DIRECTIONS FOR THIS TASK
Extract, exactly as written, each line from the start of the records below to the line containing "ax = fig.add_axes([15", both ends included; drop the pictures.

-- Begin --

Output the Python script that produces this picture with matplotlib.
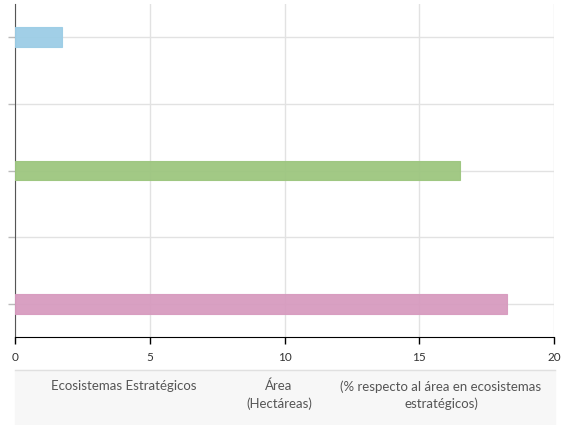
import matplotlib.pyplot as plt
from matplotlib.patches import Rectangle
from matplotlib.lines import Line2D

# Bars (slot position counted from the bottom, value)
positions = [0, 2, 4]
values = [18.25, 16.5, 1.75]
colors = ['#d79bbf', '#9dc67f', '#9ccde6']
slots = [0, 1, 2, 3, 4]
xticks = [0, 5, 10, 15, 20]

# Header texts under the chart
headers = ['Ecosistemas Estratégicos', 'Área\n(Hectáreas)',
           '(% respecto al área en ecosistemas\nestratégicos)']
header_x = [124, 279, 441]

plt.rcParams['font.family'] = ['Lato', 'DejaVu Sans']

fig = plt.figure(figsize=(5.61, 4.25), dpi=100)
ax = fig.add_axes([15 / 561, 1 - 337 / 425, 539 / 561, 333 / 425])

ax.barh(positions, values, height=0.3, color=colors,
        edgecolor=colors, linewidth=0.8, alpha=0.95, zorder=3)

ax.set_xlim(0, 20)
ax.set_ylim(-0.5, 4.5)
ax.set_xticks(xticks)
ax.set_yticks(slots)
ax.set_yticklabels([''] * len(slots))
ax.grid(True, color='#e2e2e2', linewidth=1, zorder=0)
ax.tick_params(axis='y', length=5, color='#bbbbbb', width=1)
ax.tick_params(axis='x', length=5, color='black', width=1, labelsize=8.5,
               labelcolor='#333333', pad=6)
for s in ['top', 'right']:
    ax.spines[s].set_visible(False)
ax.spines['left'].set_color('#555555')
ax.spines['bottom'].set_color('black')

# grey header band
fig.patches.append(Rectangle((15 / 561, 0), 540 / 561, 55 / 425,
                             transform=fig.transFigure, color='#f7f7f7', zorder=0))
fig.lines.append(Line2D([15 / 561, 555 / 561], [55 / 425, 55 / 425],
                        transform=fig.transFigure, color='#e0e0e0', linewidth=1))
for txt, x in zip(headers, header_x):
    fig.text(x / 561, 1 - 380 / 425, txt, ha='center', va='top', fontsize=9.5,
             color='#555555', linespacing=1.45)

plt.savefig('out.png', dpi=100)
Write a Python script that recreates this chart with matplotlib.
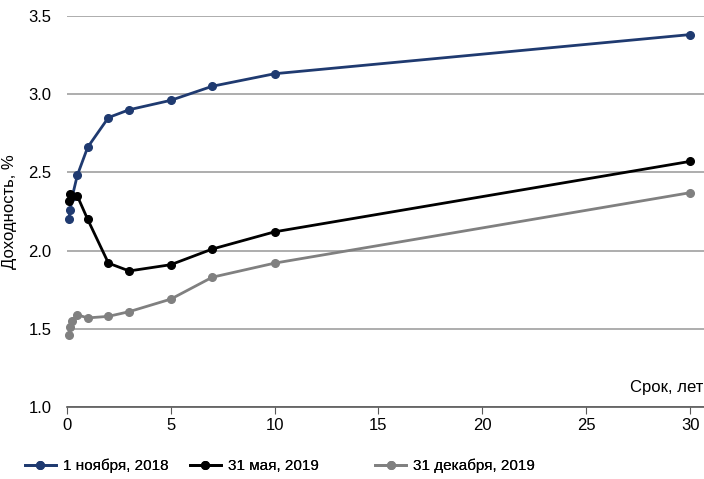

-- End --

TASK RESPONSE
Output the Python script that produces this picture with matplotlib.
import matplotlib.pyplot as plt
from matplotlib.patches import Rectangle
from matplotlib.lines import Line2D

# Bars (slot position counted from the bottom, value)
positions = [0, 2, 4]
values = [18.25, 16.5, 1.75]
colors = ['#d79bbf', '#9dc67f', '#9ccde6']
slots = [0, 1, 2, 3, 4]
xticks = [0, 5, 10, 15, 20]

# Header texts under the chart
headers = ['Ecosistemas Estratégicos', 'Área\n(Hectáreas)',
           '(% respecto al área en ecosistemas\nestratégicos)']
header_x = [124, 279, 441]

plt.rcParams['font.family'] = ['Lato', 'DejaVu Sans']

fig = plt.figure(figsize=(5.61, 4.25), dpi=100)
ax = fig.add_axes([15 / 561, 1 - 337 / 425, 539 / 561, 333 / 425])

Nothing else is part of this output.